Illuminated in the warm afternoon sun, the man responsible for sharing the light of yoga with probably more human beings than any other, radiantly sat before me. Entering his 95th year, B.K.S. Iyengar welcomed me in for a conversation at Ramamani Iyengar Memorial Yoga Institute, his yoga school in Pune, India, named in his late wife's honor.
Guruji, as his students affectionately call him, listened briefly to my explanation for being there, this photographic exploration of yoga, and then launched into an articulate, studious and inspired lesson on yoga. He answered none of my questions and all of them. Quoting freely from the Yoga Sutras of Patanjali, Guruji pointed out relevant passages, which I read aloud as the room slowly filled with students that gathered around me. It was a privilege to hear this brilliant man speak of the subject closest to his heart.
He commented on the Sutras with authority as I looked into his expressive eyes, explaining nuances of meaning. The essence of his message was that yoga is a progressive subject. First we must work with the concrete...and discipline the body and mind, through regular asana practice with awareness. "Asanas are to interpenetrate, not as physical exercise. Have I touched my mind? Have I touched my intelligence? Have I touched my ego? Have I touched my self? This is Sadhana", he told me. "So that is why I go deep, and that is why I enjoy it", he said with an assuring laugh. Then, and only then, will we be fit for the abstract, subtle work of yoga.

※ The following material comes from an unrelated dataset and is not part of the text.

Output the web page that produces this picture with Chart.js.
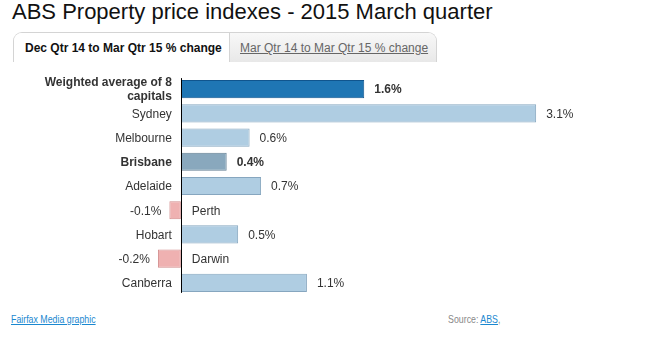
<!DOCTYPE html>
<html>
<head>
<meta charset="utf-8">
<script src="https://cdn.jsdelivr.net/npm/chart.js@4"></script>
<style>
  body { margin: 0; width: 647px; height: 359px; background: #fff; font-family: Arial, "Liberation Sans", sans-serif; position: relative; overflow: hidden; }
  h1 { position: absolute; left: 12px; top: -1px; margin: 0; font-size: 22px; font-weight: normal; color: #111; line-height: 26px; white-space: nowrap; }
  .tabs { position: absolute; left: 13px; top: 32px; height: 29px; width: 422px; border: 1px solid #d4d4d4; border-bottom: none; border-radius: 9px 9px 0 0; overflow: hidden; display: flex; }
  .tab { font-size: 12px; line-height: 30px; height: 29px; white-space: nowrap; box-sizing: border-box; }
  .tab.on { font-weight: bold; color: #111; background: #fff; width: 215px; padding-left: 11px; }
  .tab.off { flex: 1; color: #666; background: linear-gradient(#f8f8f8, #e8e8e8); border-left: 1px solid #d4d4d4; padding-left: 10px; }
  .tab.off span { text-decoration: underline; }
  #wrap { position: absolute; left: 0; top: 70px; width: 647px; height: 230px; }
  .foot { position: absolute; top: 313px; font-size: 11px; white-space: nowrap; transform: scaleX(0.8); }
  .foot a { color: #1a88d0; }
  .src { color: #888; }
</style>
</head>
<body>
<h1>ABS Property price indexes - 2015 March quarter</h1>
<div class="tabs"><div class="tab on">Dec Qtr 14 to Mar Qtr 15 % change</div><div class="tab off"><span>Mar Qtr 14 to Mar Qtr 15 % change</span></div></div>
<div id="wrap"><canvas id="chart"></canvas></div>
<div class="foot" style="left:11px; transform-origin: left center"><a href="#">Fairfax Media graphic</a></div>
<div class="foot src" style="right:147px; transform-origin: right center">Source: <a href="#">ABS</a>,</div>
<script>
// data
const categories = [['Weighted average of 8', 'capitals'], 'Sydney', 'Melbourne', 'Brisbane', 'Adelaide', 'Perth', 'Hobart', 'Darwin', 'Canberra'];
const changes = [1.6, 3.1, 0.6, 0.4, 0.7, -0.1, 0.5, -0.2, 1.1];

const AVERAGE = 0, HOME = 3;

function fillFor(i) {
    if (i === AVERAGE) return '#1f76b4';
    if (i === HOME) return '#89a8bd';
    return changes[i] < 0 ? '#efb1b1' : '#afcde2';
}
function borderFor(i) {
    if (i === AVERAGE) return '#10558e';
    if (i === HOME) return '#637f93';
    return changes[i] < 0 ? '#d28c8c' : '#86a6bf';
}

// labels beside each bar, plus the zero line
const barLabels = {
    id: 'barLabels',
    afterDatasetsDraw(chart) {
        const ctx = chart.ctx;
        const x = chart.scales.x, y = chart.scales.y;
        const zero = x.getPixelForValue(0);
        ctx.save();
        ctx.strokeStyle = '#000';
        ctx.lineWidth = 1;
        ctx.beginPath();
        ctx.moveTo(Math.round(zero) + 0.5, y.getPixelForValue(0) - 11);
        ctx.lineTo(Math.round(zero) + 0.5, y.getPixelForValue(categories.length - 1) + 10);
        ctx.stroke();
        ctx.fillStyle = '#333';
        ctx.textBaseline = 'middle';
        categories.forEach((cat, i) => {
            const bold = (i === AVERAGE || i === HOME);
            ctx.font = (bold ? 'bold ' : '') + '12px Arial, "Liberation Sans", sans-serif';
            const cy = y.getPixelForValue(i);
            const v = changes[i];
            const end = x.getPixelForValue(v);
            const lines = Array.isArray(cat) ? cat : [cat];
            const val = v.toFixed(1) + '%';
            if (v >= 0) {
                ctx.textAlign = 'right';
                lines.forEach((l, k) => ctx.fillText(l, zero - 9, cy + 1 + (k - (lines.length - 1) / 2) * 14));
                ctx.textAlign = 'left';
                ctx.fillText(val, end + 10, cy + 1);
            } else {
                ctx.textAlign = 'left';
                lines.forEach((l, k) => ctx.fillText(l, zero + 11, cy + 1 + (k - (lines.length - 1) / 2) * 14));
                ctx.textAlign = 'right';
                ctx.fillText(val, end - 8, cy + 1);
            }
        });
        ctx.restore();
    }
};

new Chart(document.getElementById('chart'), {
    type: 'bar',
    data: {
        labels: categories,
        datasets: [{
            data: changes,
            backgroundColor: changes.map((v, i) => fillFor(i)),
            borderColor: changes.map((v, i) => borderFor(i)),
            borderWidth: 1,
            borderSkipped: false,
            categoryPercentage: 1,
            barPercentage: 0.75
        }]
    },
    options: {
        indexAxis: 'y',
        responsive: true,
        maintainAspectRatio: false,
        animation: false,
        layout: { padding: { left: 135, right: 65, top: 7, bottom: 5 } },
        scales: {
            x: { display: false, min: -0.4, max: 3.5 },
            y: { display: false }
        },
        plugins: {
            legend: { display: false },
            tooltip: { enabled: false }
        }
    },
    plugins: [barLabels]
});
</script>
</body>
</html>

As our conversation progressed, he continued, "You know what yoga has given me, I can tell you. At the age of 95, I'm still a fresh mind. It's not a nagging mind. It's not a nagging body. That's enough for me. And, whether emancipation comes from that is immaterial...So I want everybody to have that fresh mind, that fresh way of thinking, freshness in them, moment to moment. And that is life. And to experience that fresh life, the methodology is only yoga."